Investors will question the need to hold CHF as European political risks subside and the ECB prepares to taper.
The euro (EUR) is the strongest G10 currency this year, up around 9% against the dollar. Its strength is largely down to three things:
i) Key electoral challenges in the Netherlands and France having been successfully negotiated,
ii) Surprisingly strong Eurozone growth - driven largely by domestic demand.
iii) The ECB having sounded the all-clear on deflation, questioning the future of QE.
The recovery in the EUR also questions whether investors really want to hold CHF as a safe haven, especially since inter-bank rates remain near the -0.75% level.
There are early signs that investors may be drifting towards the exit
Indeed, there are early signs that investors may be drifting towards the exit, judging by the recent move in EUR/CHF above 1.10 and the fact that the relentless rise in holdings of CHF sight deposits seems to be slowing.
Many in the FX world say the Swiss National Bank has damaged the FX market by their intervention, firstly by installing the floor in EUR/CHF at 1.20 and then dramatically removing that floor in January 2015. Certainly, BIS turnover statistics support this view, where EUR/CHF turnover dropped by 50% between 2013 and 2016. Yet we now think EUR/CHF is back on the map.
We now think EUR/CHF is back on the map
We have a relatively simplistic argument here. The collapse in EUR/CHF from 2010 onwards was largely a function of Eurozone political risk (starting with Greece in 2010). And the abandonment of the 1.20 EUR/CHF floor was largely due to the prospect of ECB quantitative easing. Both those factors are now in reverse, and we would question whether foreigners really need to hold CHF50 billion as a safe haven investment when the factors that drove that original portfolio allocation have reversed.
The SNB game-plan seems pretty clear right now. It is still of the opinion that the CHF is significantly over-valued, has no intention of shifting the -0.75% policy rate anytime soon and will continue to intervene to limit CHF strength. What seems to be a 'free option' to buying EUR/CHF is, to some degree, supported by prices in the options market, where the cost of buying a EUR call/CHF put (i.e. the right to buy EUR/CHF) over a one month horizon now deemed more expensive than an equivalent EUR put/CHF call (the right to sell EUR/CHF). This is the first time we've seen this since January 2016.

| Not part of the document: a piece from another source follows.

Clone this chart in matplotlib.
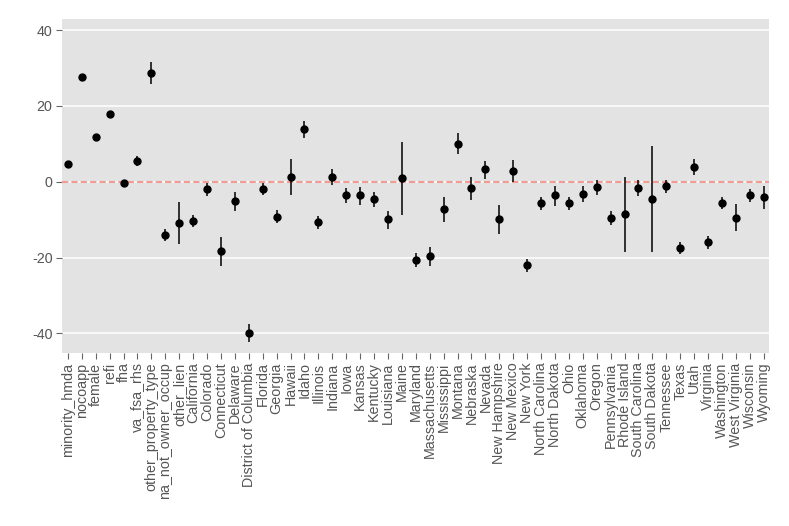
import matplotlib
matplotlib.use("Agg")
import matplotlib.pyplot as plt

labels = ["minority_hmda", "nocoapp", "female", "refi", "fha", "va_fsa_rhs",
          "other_property_type", "na_not_owner_occup", "other_lien",
          "California", "Colorado", "Connecticut", "Delaware", "District of Columbia",
          "Florida", "Georgia", "Hawaii", "Idaho", "Illinois", "Indiana", "Iowa",
          "Kansas", "Kentucky", "Louisiana", "Maine", "Maryland", "Massachusetts",
          "Mississippi", "Montana", "Nebraska", "Nevada", "New Hampshire",
          "New Mexico", "New York", "North Carolina", "North Dakota", "Ohio",
          "Oklahoma", "Oregon", "Pennsylvania", "Rhode Island", "South Carolina",
          "South Dakota", "Tennessee", "Texas", "Utah", "Virginia", "Washington",
          "West Virginia", "Wisconsin", "Wyoming"]

estimate = [4.7, 27.5, 11.9, 17.9, -0.3, 5.5,
            28.8, -14.0, -10.8,
            -10.3, -1.9, -18.4, -5.1, -39.9,
            -1.8, -9.2, 1.2, 13.9, -10.7, 1.3, -3.6,
            -3.6, -4.6, -9.9, 0.9, -20.6, -19.6,
            -7.2, 10.0, -1.6, 3.3, -9.9,
            2.9, -22.0, -5.6, -3.6, -5.7,
            -3.2, -1.5, -9.5, -8.5, -1.6,
            -4.6, -1.1, -17.4, 4.0, -16.0, -5.5,
            -9.5, -3.6, -4.1]

lower = [4.3, 27.1, 11.5, 17.5, -0.7, 4.1,
         25.9, -15.6, -16.3,
         -11.9, -3.7, -22.2, -7.6, -42.4,
         -3.5, -11.0, -3.6, 11.6, -12.5, -0.8, -5.7,
         -6.1, -6.6, -12.6, -8.9, -22.4, -22.3,
         -10.6, 7.2, -4.7, 0.7, -13.8,
         -0.1, -23.7, -7.5, -6.3, -7.5,
         -5.4, -3.5, -11.3, -18.5, -3.8,
         -18.6, -2.9, -19.1, 1.8, -17.8, -7.3,
         -13.0, -5.4, -7.3]

upper = [5.1, 27.9, 12.3, 18.3, 0.1, 6.9,
         31.6, -12.4, -5.4,
         -8.8, -0.3, -14.6, -2.7, -37.4,
         -0.3, -7.5, 5.9, 16.1, -9.1, 3.3, -1.6,
         -1.4, -2.6, -7.6, 10.5, -18.8, -17.1,
         -3.9, 12.8, 1.3, 5.6, -6.1,
         5.7, -20.3, -4.0, -1.1, -4.1,
         -1.1, 0.4, -7.8, 1.2, 0.4,
         9.4, 0.4, -15.8, 6.0, -14.4, -3.9,
         -6.0, -1.9, -1.1]

yticks = [-40, -20, 0, 20, 40]

plt.rcParams['font.family'] = ['Liberation Sans', 'DejaVu Sans']

fig = plt.figure(figsize=(7.89, 5.26), dpi=100)
ax = fig.add_axes([62.3 / 789, 1 - 352.7 / 526, 707 / 789, 333.4 / 526])
ax.set_facecolor('#E3E3E3')
for s in ax.spines.values():
    s.set_visible(False)

x = list(range(len(labels)))
for yt in yticks:
    ax.axhline(yt, color='white', lw=1.1, zorder=1)
ax.axhline(0, color='#F29A94', lw=1.5, ls=(0, (3, 1.5)), zorder=2)

ax.vlines(x, lower, upper, color='black', lw=1.1, zorder=3)
ax.plot(x, estimate, 'o', color='black', ms=5.0, zorder=4)

ax.set_xlim(-0.4, len(labels) - 0.6)
ax.set_ylim(-45.1, 42.85)
ax.set_yticks(yticks)
ax.set_yticklabels([str(v) for v in yticks])
ax.set_xticks(x)
ax.set_xticklabels(labels, rotation=90, ha='center', va='top')
ax.tick_params(axis='both', colors='#666666', labelcolor='#555555',
               labelsize=10.3, length=4.5, width=0.8, pad=2.5)

fig.savefig('out.png', dpi=100)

Billions of CHF held by foreign institutions as sight deposits
We think EUR/CHF can rally a lot more. Low inflation and sluggish activity mean the SNB's monetary policy stance (i.e. lagging the ECB) looks tenable. And as the ECB tapering debate heats up this summer, we suspect the EUR/CHF rally can extend. Currently we have modest upside targets at 1.11/12 for EUR/CHF over the next six to twelve months. Yet these feel very conservative right now.